Wanting a different or perhaps more complete picture of God is likely driving a number of movements that are fracturing evangelicalism: emergents, neo-reformed, and Catholic as well as Orthodox converts. Though I'm sure that any number of learned evangelical scholars or pastors would heartily agree that God is beyond our understanding, this is not what has been emphasized by the movement.

Craig Carter said...

Good points all, but why not cut the "Evangelical Movement" a little slack or at least apply the same standards as we do to everything else? T-shirt theology? Should we not distinguish between the popularized, lowest level expressions of a "movement" and the other levels? There are scholars, pastors, members and geeky teenagers. Not all are the same. Everything that is alive has a fringe.

It seems to me to be a bit like judging Roman Catholicism by looking at a syncretistic parade in Mexico by peasants who worship a statue of a pagan deity thinly disguised as the Virgin Mary. Or like looking at a fanatical Al-Quaeda terrorist and saying: "Yep, that is Islam for you." Or like looking at the eco-fascist Sea Shepherd Society and saying "I could never be an environmentalist because of them."

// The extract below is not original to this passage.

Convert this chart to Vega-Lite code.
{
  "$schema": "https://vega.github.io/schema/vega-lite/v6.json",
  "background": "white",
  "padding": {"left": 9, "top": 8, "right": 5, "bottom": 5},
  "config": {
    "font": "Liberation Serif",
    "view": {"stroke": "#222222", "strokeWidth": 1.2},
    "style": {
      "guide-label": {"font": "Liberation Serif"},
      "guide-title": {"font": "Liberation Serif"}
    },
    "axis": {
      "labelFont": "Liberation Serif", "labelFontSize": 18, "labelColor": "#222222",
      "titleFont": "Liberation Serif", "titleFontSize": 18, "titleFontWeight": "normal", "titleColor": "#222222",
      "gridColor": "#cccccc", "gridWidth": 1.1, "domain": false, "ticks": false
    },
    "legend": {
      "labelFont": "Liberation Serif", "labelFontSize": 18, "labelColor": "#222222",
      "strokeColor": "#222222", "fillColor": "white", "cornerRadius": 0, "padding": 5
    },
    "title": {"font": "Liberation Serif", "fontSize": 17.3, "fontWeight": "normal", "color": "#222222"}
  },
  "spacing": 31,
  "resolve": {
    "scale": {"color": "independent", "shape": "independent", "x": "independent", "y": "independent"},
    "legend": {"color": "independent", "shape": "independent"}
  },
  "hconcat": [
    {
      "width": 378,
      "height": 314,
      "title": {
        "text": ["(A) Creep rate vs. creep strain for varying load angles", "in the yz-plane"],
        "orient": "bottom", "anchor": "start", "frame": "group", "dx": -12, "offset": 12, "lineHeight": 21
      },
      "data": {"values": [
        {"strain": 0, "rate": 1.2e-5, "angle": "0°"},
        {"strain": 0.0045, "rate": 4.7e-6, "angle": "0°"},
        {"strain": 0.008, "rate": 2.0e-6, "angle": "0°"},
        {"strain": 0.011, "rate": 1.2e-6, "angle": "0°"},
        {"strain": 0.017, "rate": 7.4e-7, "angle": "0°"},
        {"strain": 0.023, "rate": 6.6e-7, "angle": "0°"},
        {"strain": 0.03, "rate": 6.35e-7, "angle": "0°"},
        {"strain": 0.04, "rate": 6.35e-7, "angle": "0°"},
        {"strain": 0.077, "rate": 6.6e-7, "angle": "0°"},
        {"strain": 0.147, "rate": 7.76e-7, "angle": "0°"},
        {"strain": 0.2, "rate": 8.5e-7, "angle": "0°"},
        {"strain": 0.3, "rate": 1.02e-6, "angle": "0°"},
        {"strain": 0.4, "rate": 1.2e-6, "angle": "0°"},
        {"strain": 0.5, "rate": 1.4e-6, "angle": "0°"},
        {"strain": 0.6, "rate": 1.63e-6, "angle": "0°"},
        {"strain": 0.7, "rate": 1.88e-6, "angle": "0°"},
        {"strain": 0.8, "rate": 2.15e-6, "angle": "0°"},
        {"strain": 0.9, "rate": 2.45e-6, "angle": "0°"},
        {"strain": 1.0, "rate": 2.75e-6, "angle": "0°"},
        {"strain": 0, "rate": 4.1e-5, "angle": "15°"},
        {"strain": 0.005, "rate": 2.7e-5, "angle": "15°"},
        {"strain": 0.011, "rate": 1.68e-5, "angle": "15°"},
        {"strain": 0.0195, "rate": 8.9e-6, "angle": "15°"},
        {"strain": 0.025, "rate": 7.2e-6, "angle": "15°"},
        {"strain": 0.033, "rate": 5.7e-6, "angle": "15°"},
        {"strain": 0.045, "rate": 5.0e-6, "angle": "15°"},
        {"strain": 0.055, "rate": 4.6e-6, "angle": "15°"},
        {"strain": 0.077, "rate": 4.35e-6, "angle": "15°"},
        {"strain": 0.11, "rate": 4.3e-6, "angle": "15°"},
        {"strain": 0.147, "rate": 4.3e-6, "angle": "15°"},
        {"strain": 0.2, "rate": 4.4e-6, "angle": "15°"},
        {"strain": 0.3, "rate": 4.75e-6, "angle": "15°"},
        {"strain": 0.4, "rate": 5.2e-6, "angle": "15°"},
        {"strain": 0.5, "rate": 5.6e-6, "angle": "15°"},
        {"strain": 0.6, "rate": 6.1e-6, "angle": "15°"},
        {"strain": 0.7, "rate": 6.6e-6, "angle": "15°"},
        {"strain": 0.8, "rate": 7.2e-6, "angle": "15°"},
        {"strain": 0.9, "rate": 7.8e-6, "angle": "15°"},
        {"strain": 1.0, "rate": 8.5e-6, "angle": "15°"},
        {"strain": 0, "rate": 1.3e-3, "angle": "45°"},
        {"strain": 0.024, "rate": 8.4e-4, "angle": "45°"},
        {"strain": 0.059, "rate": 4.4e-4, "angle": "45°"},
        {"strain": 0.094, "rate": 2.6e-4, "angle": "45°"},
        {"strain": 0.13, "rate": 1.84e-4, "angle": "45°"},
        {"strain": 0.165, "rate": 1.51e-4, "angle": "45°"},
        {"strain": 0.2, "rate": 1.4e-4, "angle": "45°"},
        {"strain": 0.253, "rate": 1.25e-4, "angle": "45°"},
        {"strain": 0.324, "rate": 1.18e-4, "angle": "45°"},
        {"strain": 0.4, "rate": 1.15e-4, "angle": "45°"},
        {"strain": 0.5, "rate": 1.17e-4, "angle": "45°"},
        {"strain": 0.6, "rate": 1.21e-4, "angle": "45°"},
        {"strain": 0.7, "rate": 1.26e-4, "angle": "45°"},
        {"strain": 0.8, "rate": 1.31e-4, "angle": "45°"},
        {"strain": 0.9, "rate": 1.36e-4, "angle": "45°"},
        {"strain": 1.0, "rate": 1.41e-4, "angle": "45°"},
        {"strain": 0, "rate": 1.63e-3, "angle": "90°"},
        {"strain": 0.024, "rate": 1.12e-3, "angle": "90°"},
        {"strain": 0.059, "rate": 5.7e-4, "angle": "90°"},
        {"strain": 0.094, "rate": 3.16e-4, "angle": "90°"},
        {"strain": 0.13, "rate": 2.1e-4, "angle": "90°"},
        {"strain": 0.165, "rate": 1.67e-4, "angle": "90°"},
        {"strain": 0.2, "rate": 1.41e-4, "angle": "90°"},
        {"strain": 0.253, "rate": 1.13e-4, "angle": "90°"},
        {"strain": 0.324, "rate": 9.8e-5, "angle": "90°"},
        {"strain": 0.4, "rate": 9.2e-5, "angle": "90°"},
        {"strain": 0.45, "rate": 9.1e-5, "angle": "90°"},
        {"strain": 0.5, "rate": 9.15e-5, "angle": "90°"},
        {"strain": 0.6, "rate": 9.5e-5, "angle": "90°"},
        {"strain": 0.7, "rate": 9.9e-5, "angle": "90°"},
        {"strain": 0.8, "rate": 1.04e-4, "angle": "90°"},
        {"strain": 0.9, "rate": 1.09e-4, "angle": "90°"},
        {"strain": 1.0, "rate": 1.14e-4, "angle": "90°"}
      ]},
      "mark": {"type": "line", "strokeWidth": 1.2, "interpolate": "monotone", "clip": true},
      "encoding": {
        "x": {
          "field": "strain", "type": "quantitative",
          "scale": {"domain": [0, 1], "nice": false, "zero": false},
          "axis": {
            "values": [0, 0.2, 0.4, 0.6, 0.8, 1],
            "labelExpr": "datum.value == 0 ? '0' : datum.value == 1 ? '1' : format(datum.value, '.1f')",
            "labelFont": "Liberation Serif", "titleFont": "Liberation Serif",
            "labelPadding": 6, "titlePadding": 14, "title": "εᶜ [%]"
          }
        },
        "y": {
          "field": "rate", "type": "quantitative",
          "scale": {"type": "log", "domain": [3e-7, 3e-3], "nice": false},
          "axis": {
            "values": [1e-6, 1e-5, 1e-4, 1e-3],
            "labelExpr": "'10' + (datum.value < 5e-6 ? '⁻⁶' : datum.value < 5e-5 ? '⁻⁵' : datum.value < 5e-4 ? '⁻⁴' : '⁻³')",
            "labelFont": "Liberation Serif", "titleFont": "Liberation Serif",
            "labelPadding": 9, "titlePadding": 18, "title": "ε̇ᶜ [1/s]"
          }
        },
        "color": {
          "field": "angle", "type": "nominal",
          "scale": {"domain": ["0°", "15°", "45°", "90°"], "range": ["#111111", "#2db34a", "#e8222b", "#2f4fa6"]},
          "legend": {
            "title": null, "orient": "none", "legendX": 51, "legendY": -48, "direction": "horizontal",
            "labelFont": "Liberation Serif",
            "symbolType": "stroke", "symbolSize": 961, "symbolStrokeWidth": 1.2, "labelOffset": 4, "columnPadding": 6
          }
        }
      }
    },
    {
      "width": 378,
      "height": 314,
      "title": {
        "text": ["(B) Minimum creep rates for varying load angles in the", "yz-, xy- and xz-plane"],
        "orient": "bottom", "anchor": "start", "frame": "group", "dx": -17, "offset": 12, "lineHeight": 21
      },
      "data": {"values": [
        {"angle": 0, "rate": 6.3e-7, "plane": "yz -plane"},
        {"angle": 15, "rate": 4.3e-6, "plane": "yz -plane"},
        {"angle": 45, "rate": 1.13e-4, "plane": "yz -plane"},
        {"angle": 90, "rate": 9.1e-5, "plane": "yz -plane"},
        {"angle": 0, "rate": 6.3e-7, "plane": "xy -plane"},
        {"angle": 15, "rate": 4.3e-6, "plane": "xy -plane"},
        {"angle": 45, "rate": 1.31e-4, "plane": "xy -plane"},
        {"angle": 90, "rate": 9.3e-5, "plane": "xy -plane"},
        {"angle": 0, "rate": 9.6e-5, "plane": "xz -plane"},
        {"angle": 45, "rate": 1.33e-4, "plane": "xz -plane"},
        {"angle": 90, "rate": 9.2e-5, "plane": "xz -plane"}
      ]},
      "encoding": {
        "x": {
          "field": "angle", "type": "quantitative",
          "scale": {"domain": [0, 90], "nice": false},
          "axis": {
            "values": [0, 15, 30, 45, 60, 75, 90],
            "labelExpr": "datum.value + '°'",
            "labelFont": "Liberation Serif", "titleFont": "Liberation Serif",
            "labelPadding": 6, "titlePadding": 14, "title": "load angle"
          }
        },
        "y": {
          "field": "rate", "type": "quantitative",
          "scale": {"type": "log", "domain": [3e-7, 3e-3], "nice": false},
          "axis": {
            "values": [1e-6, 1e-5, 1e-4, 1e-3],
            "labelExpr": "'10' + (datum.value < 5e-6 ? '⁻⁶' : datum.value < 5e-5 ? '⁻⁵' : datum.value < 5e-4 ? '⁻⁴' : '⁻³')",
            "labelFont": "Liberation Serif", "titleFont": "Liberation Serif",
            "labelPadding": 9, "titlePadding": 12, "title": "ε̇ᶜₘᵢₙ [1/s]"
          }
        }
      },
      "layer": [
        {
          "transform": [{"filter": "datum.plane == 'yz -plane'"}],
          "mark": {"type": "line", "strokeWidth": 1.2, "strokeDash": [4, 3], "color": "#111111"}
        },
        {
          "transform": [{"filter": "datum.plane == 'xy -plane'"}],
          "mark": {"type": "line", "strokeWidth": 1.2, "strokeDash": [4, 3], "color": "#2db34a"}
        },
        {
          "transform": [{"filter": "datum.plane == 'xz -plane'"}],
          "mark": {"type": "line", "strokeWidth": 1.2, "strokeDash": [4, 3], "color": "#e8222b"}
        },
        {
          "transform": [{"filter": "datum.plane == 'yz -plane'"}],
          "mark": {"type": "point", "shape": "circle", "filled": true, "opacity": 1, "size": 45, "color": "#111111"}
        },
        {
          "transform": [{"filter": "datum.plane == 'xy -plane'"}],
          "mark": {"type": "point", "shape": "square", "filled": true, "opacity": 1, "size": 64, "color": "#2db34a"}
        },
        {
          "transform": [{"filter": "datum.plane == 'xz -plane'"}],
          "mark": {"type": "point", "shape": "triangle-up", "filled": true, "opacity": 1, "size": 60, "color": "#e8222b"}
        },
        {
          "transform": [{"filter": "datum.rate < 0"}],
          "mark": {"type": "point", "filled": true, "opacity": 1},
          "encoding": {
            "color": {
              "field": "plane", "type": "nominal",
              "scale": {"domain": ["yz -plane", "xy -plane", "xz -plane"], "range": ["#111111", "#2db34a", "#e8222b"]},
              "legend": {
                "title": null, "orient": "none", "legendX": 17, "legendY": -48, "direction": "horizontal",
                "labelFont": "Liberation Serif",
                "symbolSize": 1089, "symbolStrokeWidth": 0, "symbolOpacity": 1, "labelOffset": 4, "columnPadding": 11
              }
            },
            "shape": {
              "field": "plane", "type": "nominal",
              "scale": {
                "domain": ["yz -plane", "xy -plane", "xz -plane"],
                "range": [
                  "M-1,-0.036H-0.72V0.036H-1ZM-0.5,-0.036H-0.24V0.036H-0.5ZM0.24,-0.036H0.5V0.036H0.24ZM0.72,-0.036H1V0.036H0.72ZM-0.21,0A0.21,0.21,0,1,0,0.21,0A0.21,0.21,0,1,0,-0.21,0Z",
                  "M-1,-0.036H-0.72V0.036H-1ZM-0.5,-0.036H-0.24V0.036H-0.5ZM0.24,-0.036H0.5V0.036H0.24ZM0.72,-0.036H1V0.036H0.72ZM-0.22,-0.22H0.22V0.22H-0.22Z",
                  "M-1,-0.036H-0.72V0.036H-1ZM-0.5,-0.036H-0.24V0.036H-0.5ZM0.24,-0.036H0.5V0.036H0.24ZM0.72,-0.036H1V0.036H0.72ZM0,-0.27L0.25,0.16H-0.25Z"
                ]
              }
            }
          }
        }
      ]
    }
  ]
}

I, for one, don't think the answer is to convert to Catholicism, much as it remains a perennial temptation, because Catholicism has its problems too just like we do. {I'd rather they gave us the Pope and Mother Theresa and kept the dead ritualism, bad singing and homosexual clergy.)

If there is anything that HAS been emphasized by the movement, it is evangelism. And you know, you can do worse. Trust me: worse stuff has been done in the name of Christ.